- _Request_
Retype only what runs from the first line of the listing to the line holding "(smallX) at (57,81)", both included. Do not retype the pictures.

- _Material_
━━━━━━━━━━━━━━━━
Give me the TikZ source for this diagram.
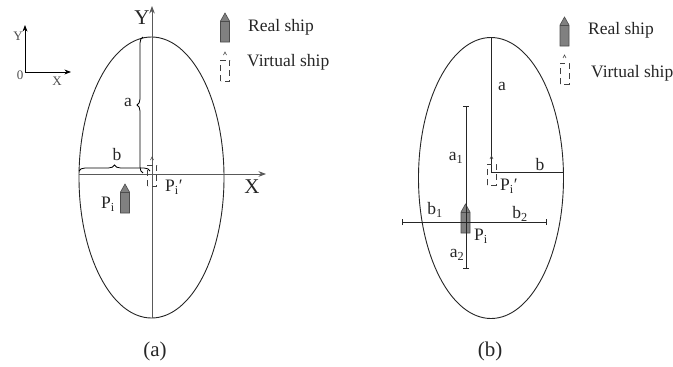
\documentclass[tikz,border=0pt]{standalone}
\usepackage{fontspec}
\setmainfont{Liberation Serif}
\usepackage{tikz}
\usetikzlibrary{positioning,arrows.meta,calc,shapes.geometric,decorations.pathreplacing}

\begin{document}
\begin{tikzpicture}[
    x=1pt, y=-1pt,
    >=Stealth,
    orbit/.style={draw, ellipse, line width=0.9pt, black!85, inner sep=0pt, minimum width=145pt, minimum height=281pt},
    lbl/.style={font=\fontsize{17.5}{20}\selectfont, inner sep=0pt, text=black!85},
    lblbig/.style={font=\fontsize{21}{24}\selectfont, inner sep=0pt, text=black!85},
    lblsmall/.style={font=\fontsize{13}{15}\selectfont, inner sep=0pt, text=black!70},
    axisline/.style={->, line width=1pt, black!65},
    guide/.style={line width=0.8pt, black!85},
    endbar/.style={line width=0.8pt, black!85, {Bar[width=6pt]}-{Bar[width=6pt]}},
    bracepath/.style={line width=0.8pt, decorate, decoration={brace, amplitude=6pt}},
    realship/.pic={
      \draw[line width=0.6pt, black!70, fill=black!50] (-4.5,21) -- (-4.5,0) -- (0,-8) -- (4.5,0) -- (4.5,21) -- cycle;
      \draw[line width=0.6pt, black!70] (-4.5,0) -- (4.5,0);
    },
    virtualship/.pic={
      \draw[line width=0.6pt, black!75, dash pattern=on 6pt off 4pt] (-4.5,21) -- (-4.5,0) -- (4.5,0) -- (4.5,21) -- cycle;
      \draw[line width=0.6pt, black!75] (-1.5,-5) -- (0,-8) -- (1.5,-5);
    }
  ]
    \useasboundingbox (0,0) rectangle (673,367);

    % small axes
    \coordinate (orig) at (25,72);
    \coordinate (origY) at (25,25);
    \coordinate (origX) at (71,72);
    \draw[->, line width=0.8pt] (orig) -- (origY);
    \draw[->, line width=0.8pt] (orig) -- (origX);
    \node[lblsmall] (smallY) at (18,36) {Y};
    \node[lblsmall] (smallO) at (20,75) {0};
    \node[lblsmall] (smallX) at (57,81) {X};

    % panel (a)
    \node[orbit] (ella) at (151.5,177.5) {};
    \coordinate (aO) at (152,174);
    \coordinate (aYtop) at (152,6);
    \coordinate (aYbot) at (152,318);
    \coordinate (aXleft) at (79,174);
    \coordinate (aXright) at (266,174);
    \draw[axisline] (aYbot) -- (aYtop);
    \draw[axisline] (aXleft) -- (aXright);
    \draw[bracepath] (143,173) -- (143,37);
    \draw[bracepath] (79,171) -- (150,171);
    \node[lblbig] (bigY) at (142,18) {Y};
    \node[lblbig] (bigX) at (252,187) {X};
    \node[lbl] (la) at (128,102) {a};
    \node[lbl] (lb) at (117,155) {b};
    \pic at (125,192) {realship};
    \pic at (152,165) {virtualship};
    \node[lbl, anchor=west] (Pa) at (165,187) {P\textsubscript{i}′};
    \node[lbl] (Pia) at (108,204) {P\textsubscript{i}};
    \pic at (225,21) {realship};
    \pic at (225,60) {virtualship};
    \node[lbl, anchor=west] (reala) at (248,27) {Real ship};
    \node[lbl, anchor=west] (virta) at (247,62) {Virtual ship};
    \node[lblbig] (capa) at (155,351) {(a)};

    % panel (b)
    \node[orbit] (ellb) at (491,178) {};
    \coordinate (bO) at (491,172);
    \coordinate (bT) at (491,38);
    \coordinate (bR) at (564,172);
    \coordinate (a1top) at (466,106);
    \coordinate (a2bot) at (466,269);
    \coordinate (b1left) at (402,222);
    \coordinate (b2right) at (547,222);
    \pic at (465.5,212) {realship};
    \draw[guide] (bT) -- (bO) -- (bR);
    \draw[endbar] (a1top) -- (a2bot);
    \draw[endbar] (b1left) -- (b2right);
    \pic at (491.5,164) {virtualship};
    \node[lbl] (lab) at (502,86) {a};
    \node[lbl] (lbb) at (540,165) {b};
    \node[lbl] (la1) at (456,158) {a\textsubscript{1}};
    \node[lbl] (la2) at (457,255) {a\textsubscript{2}};
    \node[lbl] (lb1) at (435,210) {b\textsubscript{1}};
    \node[lbl] (lb2) at (520,214) {b\textsubscript{2}};
    \node[lbl, anchor=west] (Pb) at (500,186) {P\textsubscript{i}′};
    \node[lbl] (Pib) at (481,236) {P\textsubscript{i}};
    \pic at (564.5,25) {realship};
    \pic at (564.5,63) {virtualship};
    \node[lbl, anchor=west] (realb) at (588,30) {Real ship};
    \node[lbl, anchor=west] (virtb) at (591,73) {Virtual ship};
    \node[lblbig] (capb) at (490,351) {(b)};
  \end{tikzpicture}
\end{document}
━━━━━━━━━━━━━━━━
- _Correct result_
Give me the TikZ source for this diagram.
\documentclass[tikz,border=0pt]{standalone}
\usepackage{fontspec}
\setmainfont{Liberation Serif}
\usepackage{tikz}
\usetikzlibrary{positioning,arrows.meta,calc,shapes.geometric,decorations.pathreplacing}

\begin{document}
\begin{tikzpicture}[
    x=1pt, y=-1pt,
    >=Stealth,
    orbit/.style={draw, ellipse, line width=0.9pt, black!85, inner sep=0pt, minimum width=145pt, minimum height=281pt},
    lbl/.style={font=\fontsize{17.5}{20}\selectfont, inner sep=0pt, text=black!85},
    lblbig/.style={font=\fontsize{21}{24}\selectfont, inner sep=0pt, text=black!85},
    lblsmall/.style={font=\fontsize{13}{15}\selectfont, inner sep=0pt, text=black!70},
    axisline/.style={->, line width=1pt, black!65},
    guide/.style={line width=0.8pt, black!85},
    endbar/.style={line width=0.8pt, black!85, {Bar[width=6pt]}-{Bar[width=6pt]}},
    bracepath/.style={line width=0.8pt, decorate, decoration={brace, amplitude=6pt}},
    realship/.pic={
      \draw[line width=0.6pt, black!70, fill=black!50] (-4.5,21) -- (-4.5,0) -- (0,-8) -- (4.5,0) -- (4.5,21) -- cycle;
      \draw[line width=0.6pt, black!70] (-4.5,0) -- (4.5,0);
    },
    virtualship/.pic={
      \draw[line width=0.6pt, black!75, dash pattern=on 6pt off 4pt] (-4.5,21) -- (-4.5,0) -- (4.5,0) -- (4.5,21) -- cycle;
      \draw[line width=0.6pt, black!75] (-1.5,-5) -- (0,-8) -- (1.5,-5);
    }
  ]
    \useasboundingbox (0,0) rectangle (673,367);

    % small axes
    \coordinate (orig) at (25,72);
    \coordinate (origY) at (25,25);
    \coordinate (origX) at (71,72);
    \draw[->, line width=0.8pt] (orig) -- (origY);
    \draw[->, line width=0.8pt] (orig) -- (origX);
    \node[lblsmall] (smallY) at (18,36) {Y};
    \node[lblsmall] (smallO) at (20,75) {0};
    \node[lblsmall] (smallX) at (57,81) {X};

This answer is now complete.